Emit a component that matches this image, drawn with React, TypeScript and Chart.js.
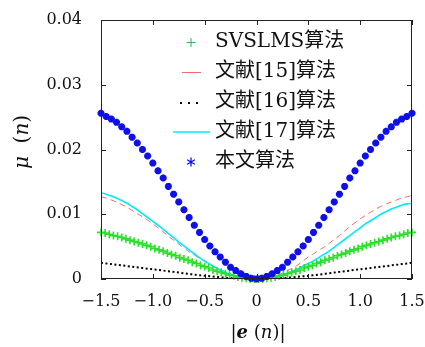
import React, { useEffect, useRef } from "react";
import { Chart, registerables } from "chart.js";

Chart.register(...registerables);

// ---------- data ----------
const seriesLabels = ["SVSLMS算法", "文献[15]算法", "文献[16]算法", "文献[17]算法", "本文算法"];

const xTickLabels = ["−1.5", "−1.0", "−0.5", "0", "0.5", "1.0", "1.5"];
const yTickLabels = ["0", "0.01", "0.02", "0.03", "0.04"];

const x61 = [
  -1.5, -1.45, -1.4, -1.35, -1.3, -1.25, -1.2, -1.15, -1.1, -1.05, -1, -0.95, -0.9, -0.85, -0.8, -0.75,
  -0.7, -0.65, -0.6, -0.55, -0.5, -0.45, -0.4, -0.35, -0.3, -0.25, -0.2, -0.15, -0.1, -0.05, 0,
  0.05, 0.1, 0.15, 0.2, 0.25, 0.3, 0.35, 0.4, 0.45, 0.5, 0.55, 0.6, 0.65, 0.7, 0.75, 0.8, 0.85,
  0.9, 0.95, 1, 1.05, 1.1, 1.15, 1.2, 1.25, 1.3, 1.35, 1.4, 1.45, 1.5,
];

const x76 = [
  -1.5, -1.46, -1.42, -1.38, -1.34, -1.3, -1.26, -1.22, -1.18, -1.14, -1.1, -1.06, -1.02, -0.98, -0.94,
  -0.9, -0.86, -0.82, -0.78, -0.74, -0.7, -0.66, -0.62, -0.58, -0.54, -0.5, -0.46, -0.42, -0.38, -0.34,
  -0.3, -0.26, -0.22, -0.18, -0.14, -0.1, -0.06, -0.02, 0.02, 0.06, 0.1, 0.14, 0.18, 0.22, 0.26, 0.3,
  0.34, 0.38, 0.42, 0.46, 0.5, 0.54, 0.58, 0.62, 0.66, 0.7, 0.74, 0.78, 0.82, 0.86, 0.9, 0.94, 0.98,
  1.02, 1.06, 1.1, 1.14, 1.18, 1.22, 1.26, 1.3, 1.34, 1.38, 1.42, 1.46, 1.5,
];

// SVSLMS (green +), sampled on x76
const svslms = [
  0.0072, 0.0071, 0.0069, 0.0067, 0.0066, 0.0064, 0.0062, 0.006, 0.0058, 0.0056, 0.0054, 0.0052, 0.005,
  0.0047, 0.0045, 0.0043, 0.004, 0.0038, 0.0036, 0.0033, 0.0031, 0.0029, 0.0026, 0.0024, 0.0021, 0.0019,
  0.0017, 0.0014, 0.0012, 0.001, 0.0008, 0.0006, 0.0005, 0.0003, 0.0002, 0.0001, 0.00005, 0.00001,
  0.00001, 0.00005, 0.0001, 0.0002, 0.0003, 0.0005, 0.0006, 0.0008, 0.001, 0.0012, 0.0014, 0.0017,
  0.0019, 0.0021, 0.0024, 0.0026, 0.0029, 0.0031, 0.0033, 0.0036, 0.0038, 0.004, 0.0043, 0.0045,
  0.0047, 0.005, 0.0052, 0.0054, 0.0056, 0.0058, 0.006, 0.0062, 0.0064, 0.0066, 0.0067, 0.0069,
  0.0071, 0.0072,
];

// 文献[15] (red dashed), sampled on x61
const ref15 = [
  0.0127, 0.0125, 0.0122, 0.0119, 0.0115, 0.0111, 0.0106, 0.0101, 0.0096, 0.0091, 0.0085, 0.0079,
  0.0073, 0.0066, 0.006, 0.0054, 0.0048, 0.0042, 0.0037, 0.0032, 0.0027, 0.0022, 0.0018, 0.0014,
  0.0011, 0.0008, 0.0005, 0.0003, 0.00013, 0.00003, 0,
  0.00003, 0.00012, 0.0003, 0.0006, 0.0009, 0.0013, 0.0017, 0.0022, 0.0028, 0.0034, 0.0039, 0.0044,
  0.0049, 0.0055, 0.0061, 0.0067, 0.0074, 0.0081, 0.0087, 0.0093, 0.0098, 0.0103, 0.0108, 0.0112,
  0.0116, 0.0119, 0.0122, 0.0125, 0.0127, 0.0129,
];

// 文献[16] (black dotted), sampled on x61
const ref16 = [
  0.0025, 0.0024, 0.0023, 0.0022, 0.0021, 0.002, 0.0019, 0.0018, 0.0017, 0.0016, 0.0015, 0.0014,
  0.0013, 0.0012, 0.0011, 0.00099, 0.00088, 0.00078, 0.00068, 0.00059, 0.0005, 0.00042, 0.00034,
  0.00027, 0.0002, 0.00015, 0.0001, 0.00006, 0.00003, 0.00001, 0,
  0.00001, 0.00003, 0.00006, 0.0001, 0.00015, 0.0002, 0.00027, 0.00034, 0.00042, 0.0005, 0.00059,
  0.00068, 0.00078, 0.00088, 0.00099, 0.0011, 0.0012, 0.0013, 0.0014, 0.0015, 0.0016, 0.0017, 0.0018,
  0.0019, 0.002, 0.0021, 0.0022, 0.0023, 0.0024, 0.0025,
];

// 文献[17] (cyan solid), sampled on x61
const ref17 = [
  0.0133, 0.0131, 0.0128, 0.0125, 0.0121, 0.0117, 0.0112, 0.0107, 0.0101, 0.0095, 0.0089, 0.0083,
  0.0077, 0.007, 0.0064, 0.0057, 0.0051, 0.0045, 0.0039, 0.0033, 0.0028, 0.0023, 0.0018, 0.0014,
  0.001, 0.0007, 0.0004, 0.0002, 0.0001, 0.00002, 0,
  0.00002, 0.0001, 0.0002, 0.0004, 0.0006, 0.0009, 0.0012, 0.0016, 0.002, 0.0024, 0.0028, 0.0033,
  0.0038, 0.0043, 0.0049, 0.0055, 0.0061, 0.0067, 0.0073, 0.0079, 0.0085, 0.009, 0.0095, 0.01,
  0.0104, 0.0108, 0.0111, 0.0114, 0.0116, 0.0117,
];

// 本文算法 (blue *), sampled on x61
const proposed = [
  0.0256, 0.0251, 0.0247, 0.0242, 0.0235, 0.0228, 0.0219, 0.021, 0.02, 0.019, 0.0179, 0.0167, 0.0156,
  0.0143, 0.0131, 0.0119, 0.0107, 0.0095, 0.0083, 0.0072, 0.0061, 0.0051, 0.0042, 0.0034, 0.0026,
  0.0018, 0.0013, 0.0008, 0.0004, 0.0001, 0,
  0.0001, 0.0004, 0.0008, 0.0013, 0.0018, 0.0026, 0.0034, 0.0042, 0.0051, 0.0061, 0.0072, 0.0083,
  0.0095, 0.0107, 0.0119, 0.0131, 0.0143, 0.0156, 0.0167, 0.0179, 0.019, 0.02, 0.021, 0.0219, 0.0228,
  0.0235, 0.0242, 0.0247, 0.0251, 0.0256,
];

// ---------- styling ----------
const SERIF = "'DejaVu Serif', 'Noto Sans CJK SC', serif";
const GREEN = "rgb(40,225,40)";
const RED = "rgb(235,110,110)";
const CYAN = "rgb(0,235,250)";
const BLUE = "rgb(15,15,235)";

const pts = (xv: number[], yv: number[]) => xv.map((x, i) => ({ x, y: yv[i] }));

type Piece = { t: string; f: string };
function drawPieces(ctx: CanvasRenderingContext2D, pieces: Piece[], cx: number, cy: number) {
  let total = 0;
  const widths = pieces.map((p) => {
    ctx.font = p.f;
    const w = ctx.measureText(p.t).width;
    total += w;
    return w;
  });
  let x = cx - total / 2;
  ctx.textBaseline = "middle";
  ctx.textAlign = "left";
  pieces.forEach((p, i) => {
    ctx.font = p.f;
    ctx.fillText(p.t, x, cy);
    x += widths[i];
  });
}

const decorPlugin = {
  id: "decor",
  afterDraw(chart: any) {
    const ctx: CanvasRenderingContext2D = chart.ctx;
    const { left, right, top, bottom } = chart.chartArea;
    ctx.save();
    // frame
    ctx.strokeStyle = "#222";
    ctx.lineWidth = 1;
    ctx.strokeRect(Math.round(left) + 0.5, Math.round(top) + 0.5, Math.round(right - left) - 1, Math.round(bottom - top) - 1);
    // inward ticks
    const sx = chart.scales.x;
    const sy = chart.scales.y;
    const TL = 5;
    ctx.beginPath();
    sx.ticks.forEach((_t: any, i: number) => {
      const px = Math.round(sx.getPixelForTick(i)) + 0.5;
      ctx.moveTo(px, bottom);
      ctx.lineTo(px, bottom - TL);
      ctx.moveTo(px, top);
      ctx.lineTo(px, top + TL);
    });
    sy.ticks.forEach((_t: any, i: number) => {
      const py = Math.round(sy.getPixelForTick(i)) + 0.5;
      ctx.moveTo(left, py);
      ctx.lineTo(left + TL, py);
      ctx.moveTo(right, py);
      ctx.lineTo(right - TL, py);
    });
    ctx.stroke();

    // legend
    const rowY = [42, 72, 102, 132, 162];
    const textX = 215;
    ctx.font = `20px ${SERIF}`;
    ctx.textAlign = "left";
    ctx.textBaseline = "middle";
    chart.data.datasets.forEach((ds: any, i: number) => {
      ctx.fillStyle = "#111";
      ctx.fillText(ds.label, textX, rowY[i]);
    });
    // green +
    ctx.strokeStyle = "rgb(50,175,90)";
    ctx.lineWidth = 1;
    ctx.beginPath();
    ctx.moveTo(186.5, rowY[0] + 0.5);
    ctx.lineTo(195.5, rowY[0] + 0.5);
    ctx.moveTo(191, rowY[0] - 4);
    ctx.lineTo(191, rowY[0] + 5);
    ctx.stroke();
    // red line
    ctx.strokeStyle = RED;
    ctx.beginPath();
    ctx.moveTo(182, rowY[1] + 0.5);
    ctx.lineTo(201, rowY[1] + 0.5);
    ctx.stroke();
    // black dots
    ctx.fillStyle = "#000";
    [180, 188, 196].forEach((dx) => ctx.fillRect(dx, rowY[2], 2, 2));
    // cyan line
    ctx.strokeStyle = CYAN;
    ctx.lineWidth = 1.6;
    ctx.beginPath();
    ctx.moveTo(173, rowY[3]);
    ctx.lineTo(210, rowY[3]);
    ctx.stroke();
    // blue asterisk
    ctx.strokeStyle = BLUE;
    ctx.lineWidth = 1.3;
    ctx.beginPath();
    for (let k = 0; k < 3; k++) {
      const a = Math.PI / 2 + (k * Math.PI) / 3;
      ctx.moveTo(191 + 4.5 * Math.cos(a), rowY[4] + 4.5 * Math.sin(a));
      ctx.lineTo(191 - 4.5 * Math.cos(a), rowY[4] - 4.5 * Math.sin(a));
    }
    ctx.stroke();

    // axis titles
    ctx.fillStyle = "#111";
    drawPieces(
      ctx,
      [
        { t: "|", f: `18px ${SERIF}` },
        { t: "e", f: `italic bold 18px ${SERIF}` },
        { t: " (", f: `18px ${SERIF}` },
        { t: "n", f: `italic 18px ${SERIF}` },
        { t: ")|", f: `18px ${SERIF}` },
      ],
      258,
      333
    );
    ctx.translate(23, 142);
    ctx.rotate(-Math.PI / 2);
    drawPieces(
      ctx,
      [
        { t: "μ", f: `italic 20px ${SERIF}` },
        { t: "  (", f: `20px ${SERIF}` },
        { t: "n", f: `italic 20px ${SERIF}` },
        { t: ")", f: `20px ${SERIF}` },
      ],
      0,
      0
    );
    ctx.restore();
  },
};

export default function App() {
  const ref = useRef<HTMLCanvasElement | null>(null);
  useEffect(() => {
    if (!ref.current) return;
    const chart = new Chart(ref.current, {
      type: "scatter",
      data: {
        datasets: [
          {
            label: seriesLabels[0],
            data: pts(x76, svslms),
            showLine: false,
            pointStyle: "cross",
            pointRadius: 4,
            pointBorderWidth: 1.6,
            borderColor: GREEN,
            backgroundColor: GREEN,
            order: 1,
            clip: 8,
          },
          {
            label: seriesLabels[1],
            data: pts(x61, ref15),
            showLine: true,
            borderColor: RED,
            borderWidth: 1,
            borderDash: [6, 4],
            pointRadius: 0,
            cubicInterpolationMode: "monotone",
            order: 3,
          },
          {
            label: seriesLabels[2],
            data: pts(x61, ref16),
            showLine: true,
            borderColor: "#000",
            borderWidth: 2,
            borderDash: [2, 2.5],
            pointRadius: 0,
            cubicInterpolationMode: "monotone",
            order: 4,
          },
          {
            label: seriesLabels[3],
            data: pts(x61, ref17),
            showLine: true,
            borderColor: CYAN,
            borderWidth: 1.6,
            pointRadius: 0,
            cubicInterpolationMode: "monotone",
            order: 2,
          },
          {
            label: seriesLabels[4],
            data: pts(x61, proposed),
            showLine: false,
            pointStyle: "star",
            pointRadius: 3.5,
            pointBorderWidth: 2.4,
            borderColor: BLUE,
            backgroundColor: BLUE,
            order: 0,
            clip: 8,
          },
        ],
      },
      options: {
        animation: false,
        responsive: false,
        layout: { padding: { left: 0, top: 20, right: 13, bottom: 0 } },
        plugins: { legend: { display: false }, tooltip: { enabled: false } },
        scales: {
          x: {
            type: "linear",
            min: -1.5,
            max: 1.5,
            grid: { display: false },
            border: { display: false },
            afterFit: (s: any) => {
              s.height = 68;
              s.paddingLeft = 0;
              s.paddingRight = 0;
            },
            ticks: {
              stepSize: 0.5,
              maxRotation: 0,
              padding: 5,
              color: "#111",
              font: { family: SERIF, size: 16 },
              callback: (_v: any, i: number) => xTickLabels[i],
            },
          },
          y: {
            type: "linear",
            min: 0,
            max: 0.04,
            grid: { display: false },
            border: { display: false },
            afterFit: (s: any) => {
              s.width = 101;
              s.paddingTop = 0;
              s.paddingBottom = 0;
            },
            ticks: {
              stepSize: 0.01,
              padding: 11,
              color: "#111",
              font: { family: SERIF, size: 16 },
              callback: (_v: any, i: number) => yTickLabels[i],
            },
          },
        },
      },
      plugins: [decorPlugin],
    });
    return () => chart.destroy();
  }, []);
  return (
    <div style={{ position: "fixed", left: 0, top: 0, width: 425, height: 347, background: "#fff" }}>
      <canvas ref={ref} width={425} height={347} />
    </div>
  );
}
◆ ◆ ◆ ◆ ◆
**Directive:** Only the number is wanted: how many lines of the data contain the word "React"?

**Output of the exercise:** 2